Yesterday was results day for GCSEs. For me personally it was a nerve wrecking experience. In fact, I was more nervous for my pupils than I was when I picked up my results all those years ago.
You see, as a teacher in England you live or die (professionally of course, not literally; the death squads only operate in the NHS) on your results. If your pupils do well it; opens up opportunities for promotion, forces congratulations from management and gives you the warm feeling of having achieved something. If you do poorly - you are noted as a teacher of limited effectiveness.
Bearing in mind that these were my first results, it was a terrifying drive to school.
Luckily for me (and I suppose my pupils) my results were quite good.
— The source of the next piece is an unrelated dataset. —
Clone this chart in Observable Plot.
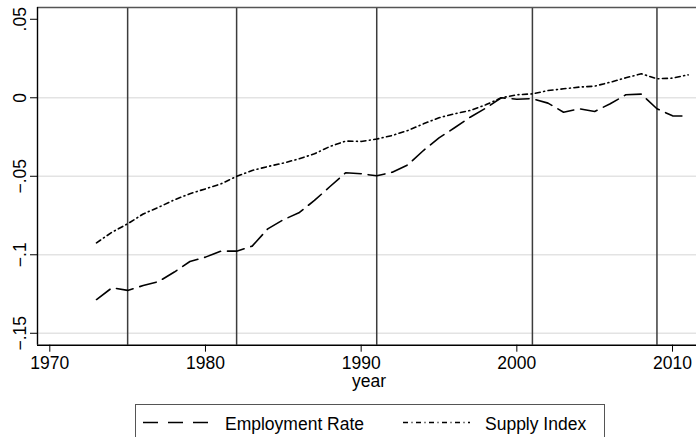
<!DOCTYPE html>
<html><head><meta charset="utf-8">
<script src="https://cdn.jsdelivr.net/npm/d3@7"></script>
<script src="https://cdn.jsdelivr.net/npm/@observablehq/plot@0.6"></script>
<style>
html,body{margin:0;padding:0;background:#fff}
body{width:696px;height:437px;overflow:hidden;position:relative;font-family:"Liberation Sans",Arial,Helvetica,sans-serif}
#legend{position:absolute;left:135px;top:404px;width:468px;height:40px;border:1px solid #555;border-bottom:none;background:#fff}
</style></head><body>
<div id="chart"></div>
<div id="legend"></div>
<script>
const years = [1973,1974,1975,1976,1977,1978,1979,1980,1981,1982,1983,1984,1985,1986,1987,1988,1989,1990,1991,1992,1993,1994,1995,1996,1997,1998,1999,2000,2001,2002,2003,2004,2005,2006,2007,2008,2009,2010,2011];
const employmentRate = [-0.1285,-0.121,-0.1227,-0.1196,-0.117,-0.111,-0.1043,-0.1015,-0.0977,-0.0977,-0.0945,-0.0835,-0.0777,-0.0733,-0.0654,-0.0565,-0.0478,-0.0484,-0.0497,-0.0474,-0.0427,-0.0336,-0.0255,-0.0191,-0.0124,-0.0066,0.0,-0.0009,-0.0006,-0.0034,-0.0092,-0.007,-0.0087,-0.0038,0.0019,0.0023,-0.007,-0.0115,-0.0117];
const supplyIndex = [-0.0924,-0.0856,-0.0803,-0.074,-0.0697,-0.065,-0.0611,-0.058,-0.0548,-0.0501,-0.0463,-0.0438,-0.0416,-0.0389,-0.0357,-0.031,-0.0276,-0.0278,-0.0263,-0.024,-0.0208,-0.0166,-0.0127,-0.0102,-0.0081,-0.0045,0.0,0.0019,0.0025,0.0046,0.0057,0.0068,0.0074,0.0099,0.0127,0.0153,0.0121,0.0125,0.0146];
const recessionYears = [1975,1982,1991,2001,2009];
const yTicks = [0.05,0,-0.05,-0.1,-0.15];
const yTickLabels = [".05","0","\u2212.05","\u2212.1","\u2212.15"];
const gridTicks = [0,-0.05,-0.1,-0.15];
const xTicks = [1970,1980,1990,2000,2010];
const seriesNames = ["Employment Rate","Supply Index"];
const xLabel = "year";

const emp = years.map((y,i)=>({year:y, value:employmentRate[i]}));
const sup = years.map((y,i)=>({year:y, value:supplyIndex[i]}));

const xDom = [1969.21, 2011.54];
const yDom = [-0.1576, 0.0575];
const empDash = "17,7";
const empLegendDash = "15,10";
const supDash = "5,3.5,1,3.5";

const chart = Plot.plot({
  width: 696, height: 404,
  marginLeft: 37, marginRight: 0, marginTop: 7, marginBottom: 59.3,
  style: {fontFamily: '"Liberation Sans",Arial,Helvetica,sans-serif', fontSize: "17.5px", background: "#fff", color: "#000"},
  x: {domain: xDom},
  y: {domain: yDom},
  marks: [
    Plot.ruleY(gridTicks, {stroke: "#e3e3e3", strokeWidth: 1.5}),
    Plot.ruleX(recessionYears, {stroke: "#3c3c3c", strokeWidth: 1.5}),
    Plot.ruleY([yDom[1]], {stroke: "#555", strokeWidth: 1.5}),
    Plot.line(emp, {x: "year", y: "value", stroke: "#000", strokeWidth: 1.6, strokeDasharray: empDash}),
    Plot.line(sup, {x: "year", y: "value", stroke: "#000", strokeWidth: 1.6, strokeDasharray: supDash}),
    Plot.axisX(xTicks, {tickSize: 7, tickPadding: 4, tickFormat: d => String(d), fontSize: 17.5, label: null, stroke: "#000"}),
    Plot.axisY(yTicks, {tickSize: 7, tickPadding: 5, tickRotate: -90, tickFormat: d => yTickLabels[yTicks.indexOf(d)], fontSize: 17.5, label: null}),
    Plot.ruleX([xDom[0]], {stroke: "#000", strokeWidth: 1.4}),
    Plot.ruleY([yDom[0]], {stroke: "#000", strokeWidth: 1.4}),
    Plot.text([xLabel], {x: 1990.5, frameAnchor: "bottom", dy: 42, lineAnchor: "bottom", fontSize: 17.5, text: d => d})
  ]
});
document.getElementById("chart").appendChild(chart);

// legend
const lg = d3.select("#legend").append("svg").attr("width", 468).attr("height", 40).style("display","block");
const items = [
  {name: seriesNames[0], dash: empLegendDash, x0: 7, x1: 72, tx: 89},
  {name: seriesNames[1], dash: supDash, x0: 267, x1: 334, tx: 349}
];
items.forEach(it => {
  lg.append("line").attr("x1", it.x0).attr("x2", it.x1).attr("y1", 17.5).attr("y2", 17.5)
    .attr("stroke", "#000").attr("stroke-width", 1.6).attr("stroke-dasharray", it.dash);
  lg.append("text").attr("x", it.tx).attr("y", 24.5).attr("font-size", 17.5)
    .attr("font-family", '"Liberation Sans",Arial,sans-serif').attr("fill", "#000").text(it.name);
});
</script>
</body></html>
I got 77% A*-C. That's 11% higher than the national average. With a bottom and middle set. I was very happy.
However, after the results were published we had the yearly berating by the press that the exams are getting easier. They may well be right - I don't know as I haven't been teaching long enough to compare the papers from the past decade. What it does suggest to me is that perhaps the current exam process isn't rigorous or respected enough to truly assess how our young people have progressed from entering school to the minimum leaving age.
Perhaps therefore, it is time for a radical change. As such, I have drawn up a list of possible alternatives to the current system of examinations:
1) Grade or No Grade. 15 unmarked, red boxes are selected at random by a pupil. Each box contains a grade. The aim is to 'hold on' to the highest grade until the end. The pupil will be periodically phoned by the examiner who will offer a grade that can be accepted (thus ending the exam) or refused (forcing the exam to continue).
2) Stealth Examinations. Pupils have no set exam date or time. Instead, examiners dressed as ninjas will 'jump' the pupil at some point in their day to day lives (in Tesco for instance). After being wrestled to the ground the pupil will be asked a series of questions relating to their chosen subjects.
3) Subject 'rap battle'. Pupils are partnered with an examiner where they have to rap for 3 minutes on a particular subject. For instance 'The character of Lennie in 'Of Mice and Men' is considered to be weak by other characters in the novel. Bring it'. The cypher (or as it used to be known 'the exam board') award marks for originality and rhyme. A*s are only given out if the examiner leaves the stage in tears.
4) Practical exams. Pupils are given a 1972 Austin Maxi and a copy of a Heynes Manual for 2001 Renault Clio (mk 2) and have to fudge some repairs. Extra marks awarded for inwardly whistling between the teeth, shaking the head and saying 'it's gonna be a nightmare job my darlin'. You're lookin' at at least three-hundred quid, love'.
5) Drama. Pupils are forced to consume copious amounts of alcohol and then are dropped off at home. Grades are awarded based on the perceived severity of the punishment meted out by parents in a descending scale. To wit, a three week grounding will result in a C. An A* is awarded if the pupil escapes with no punishment - it would be felt that they had acted their way clear of parental retribution.
I believe that the above would actually help our pupils to develop the skills they need to get on in adult life. Namely: blind luck, quick thinking, analytical thought, problem solving and bullshitting your way out of impossible situations.
I will be recommending these changes to the government post-haste.